» YOUR GOAL
Transcribe all of the material exactly. Any picture in it should be left out.

» SOURCE MATERIAL

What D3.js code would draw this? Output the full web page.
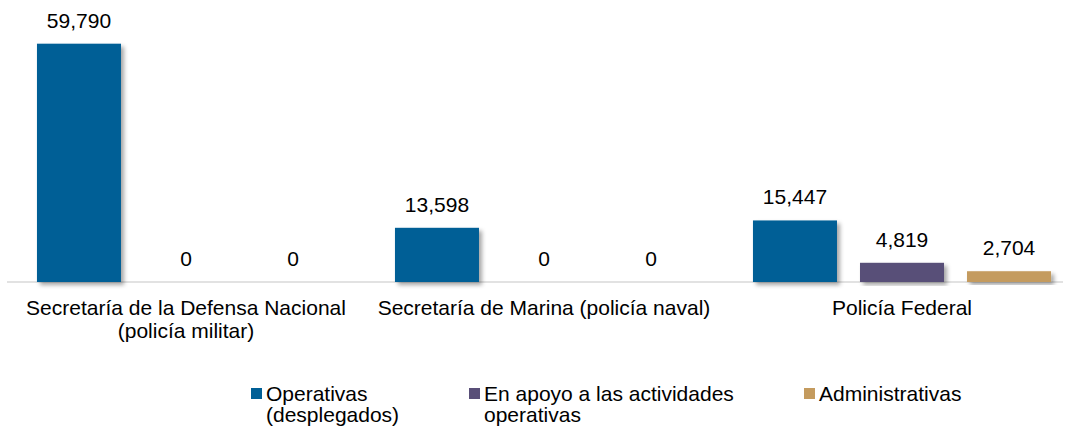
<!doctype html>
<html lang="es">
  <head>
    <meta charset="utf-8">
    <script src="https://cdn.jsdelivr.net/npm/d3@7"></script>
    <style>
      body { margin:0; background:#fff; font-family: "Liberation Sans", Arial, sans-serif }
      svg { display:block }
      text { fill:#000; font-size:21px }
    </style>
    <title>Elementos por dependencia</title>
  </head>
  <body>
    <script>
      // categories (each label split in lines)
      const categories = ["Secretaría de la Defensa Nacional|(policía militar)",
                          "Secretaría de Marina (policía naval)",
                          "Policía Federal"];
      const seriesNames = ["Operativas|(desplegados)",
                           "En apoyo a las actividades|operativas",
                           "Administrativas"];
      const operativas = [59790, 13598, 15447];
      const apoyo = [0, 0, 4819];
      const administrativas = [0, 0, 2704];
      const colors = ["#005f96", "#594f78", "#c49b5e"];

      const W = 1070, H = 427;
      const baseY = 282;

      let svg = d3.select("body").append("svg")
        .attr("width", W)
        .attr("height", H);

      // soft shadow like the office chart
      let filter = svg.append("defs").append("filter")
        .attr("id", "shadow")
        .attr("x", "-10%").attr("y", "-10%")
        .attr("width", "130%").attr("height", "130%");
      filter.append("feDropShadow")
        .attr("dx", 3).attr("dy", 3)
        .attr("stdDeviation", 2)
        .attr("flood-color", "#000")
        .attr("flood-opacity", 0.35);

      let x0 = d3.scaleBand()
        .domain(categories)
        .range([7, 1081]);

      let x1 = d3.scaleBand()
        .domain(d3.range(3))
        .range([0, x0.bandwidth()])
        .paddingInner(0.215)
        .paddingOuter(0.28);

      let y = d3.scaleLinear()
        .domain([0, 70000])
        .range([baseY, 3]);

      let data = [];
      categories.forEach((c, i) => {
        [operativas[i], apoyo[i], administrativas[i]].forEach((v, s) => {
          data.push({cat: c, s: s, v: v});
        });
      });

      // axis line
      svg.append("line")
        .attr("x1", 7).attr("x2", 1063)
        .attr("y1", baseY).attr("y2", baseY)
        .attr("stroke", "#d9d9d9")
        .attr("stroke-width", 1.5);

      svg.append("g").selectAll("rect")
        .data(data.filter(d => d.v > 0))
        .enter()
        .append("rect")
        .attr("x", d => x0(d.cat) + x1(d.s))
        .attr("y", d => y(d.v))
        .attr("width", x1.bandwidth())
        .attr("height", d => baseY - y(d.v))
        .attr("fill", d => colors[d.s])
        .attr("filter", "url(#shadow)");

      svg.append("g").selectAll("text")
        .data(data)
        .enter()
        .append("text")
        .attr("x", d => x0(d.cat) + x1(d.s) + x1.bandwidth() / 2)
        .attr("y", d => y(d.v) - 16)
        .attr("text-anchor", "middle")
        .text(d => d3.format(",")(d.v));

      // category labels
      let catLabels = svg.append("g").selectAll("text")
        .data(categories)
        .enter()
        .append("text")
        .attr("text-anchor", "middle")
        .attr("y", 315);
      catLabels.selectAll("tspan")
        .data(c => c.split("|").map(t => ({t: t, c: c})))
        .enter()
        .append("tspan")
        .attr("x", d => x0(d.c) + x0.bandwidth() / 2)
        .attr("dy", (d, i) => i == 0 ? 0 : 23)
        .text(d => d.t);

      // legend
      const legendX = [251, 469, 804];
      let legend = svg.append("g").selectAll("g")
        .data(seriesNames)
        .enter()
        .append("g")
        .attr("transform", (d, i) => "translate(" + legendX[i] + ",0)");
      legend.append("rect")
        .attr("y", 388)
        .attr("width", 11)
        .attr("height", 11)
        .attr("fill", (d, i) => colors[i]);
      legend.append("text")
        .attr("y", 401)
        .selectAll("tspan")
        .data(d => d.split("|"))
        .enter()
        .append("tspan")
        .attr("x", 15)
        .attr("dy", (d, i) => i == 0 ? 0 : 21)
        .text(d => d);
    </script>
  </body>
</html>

» EXPECTED ANSWER
What D3.js code would draw this? Output the full web page.
<!doctype html>
<html lang="es">
  <head>
    <meta charset="utf-8">
    <script src="https://cdn.jsdelivr.net/npm/d3@7"></script>
    <style>
      body { margin:0; background:#fff; font-family: "Liberation Sans", Arial, sans-serif }
      svg { display:block }
      text { fill:#000; font-size:21px }
    </style>
    <title>Elementos por dependencia</title>
  </head>
  <body>
    <script>
      // categories (each label split in lines)
      const categories = ["Secretaría de la Defensa Nacional|(policía militar)",
                          "Secretaría de Marina (policía naval)",
                          "Policía Federal"];
      const seriesNames = ["Operativas|(desplegados)",
                           "En apoyo a las actividades|operativas",
                           "Administrativas"];
      const operativas = [59790, 13598, 15447];
      const apoyo = [0, 0, 4819];
      const administrativas = [0, 0, 2704];
      const colors = ["#005f96", "#594f78", "#c49b5e"];

      const W = 1070, H = 427;
      const baseY = 282;

      let svg = d3.select("body").append("svg")
        .attr("width", W)
        .attr("height", H);

      // soft shadow like the office chart
      let filter = svg.append("defs").append("filter")
        .attr("id", "shadow")
        .attr("x", "-10%").attr("y", "-10%")
        .attr("width", "130%").attr("height", "130%");
      filter.append("feDropShadow")
        .attr("dx", 3).attr("dy", 3)
        .attr("stdDeviation", 2)
        .attr("flood-color", "#000")
        .attr("flood-opacity", 0.35);

      let x0 = d3.scaleBand()
        .domain(categories)
        .range([7, 1081]);

      let x1 = d3.scaleBand()
        .domain(d3.range(3))
        .range([0, x0.bandwidth()])
        .paddingInner(0.215)
        .paddingOuter(0.28);

      let y = d3.scaleLinear()
        .domain([0, 70000])
        .range([baseY, 3]);

      let data = [];
      categories.forEach((c, i) => {
        [operativas[i], apoyo[i], administrativas[i]].forEach((v, s) => {
          data.push({cat: c, s: s, v: v});
        });
      });

      // axis line
      svg.append("line")
        .attr("x1", 7).attr("x2", 1063)
        .attr("y1", baseY).attr("y2", baseY)
        .attr("stroke", "#d9d9d9")
        .attr("stroke-width", 1.5);

      svg.append("g").selectAll("rect")
        .data(data.filter(d => d.v > 0))
        .enter()
        .append("rect")
        .attr("x", d => x0(d.cat) + x1(d.s))
        .attr("y", d => y(d.v))
        .attr("width", x1.bandwidth())
        .attr("height", d => baseY - y(d.v))
        .attr("fill", d => colors[d.s])
        .attr("filter", "url(#shadow)");

      svg.append("g").selectAll("text")
        .data(data)
        .enter()
        .append("text")
        .attr("x", d => x0(d.cat) + x1(d.s) + x1.bandwidth() / 2)
        .attr("y", d => y(d.v) - 16)
        .attr("text-anchor", "middle")
        .text(d => d3.format(",")(d.v));

      // category labels
      let catLabels = svg.append("g").selectAll("text")
        .data(categories)
        .enter()
        .append("text")
        .attr("text-anchor", "middle")
        .attr("y", 315);
      catLabels.selectAll("tspan")
        .data(c => c.split("|").map(t => ({t: t, c: c})))
        .enter()
        .append("tspan")
        .attr("x", d => x0(d.c) + x0.bandwidth() / 2)
        .attr("dy", (d, i) => i == 0 ? 0 : 23)
        .text(d => d.t);

      // legend
      const legendX = [251, 469, 804];
      let legend = svg.append("g").selectAll("g")
        .data(seriesNames)
        .enter()
        .append("g")
        .attr("transform", (d, i) => "translate(" + legendX[i] + ",0)");
      legend.append("rect")
        .attr("y", 388)
        .attr("width", 11)
        .attr("height", 11)
        .attr("fill", (d, i) => colors[i]);
      legend.append("text")
        .attr("y", 401)
        .selectAll("tspan")
        .data(d => d.split("|"))
        .enter()
        .append("tspan")
        .attr("x", 15)
        .attr("dy", (d, i) => i == 0 ? 0 : 21)
        .text(d => d);
    </script>
  </body>
</html>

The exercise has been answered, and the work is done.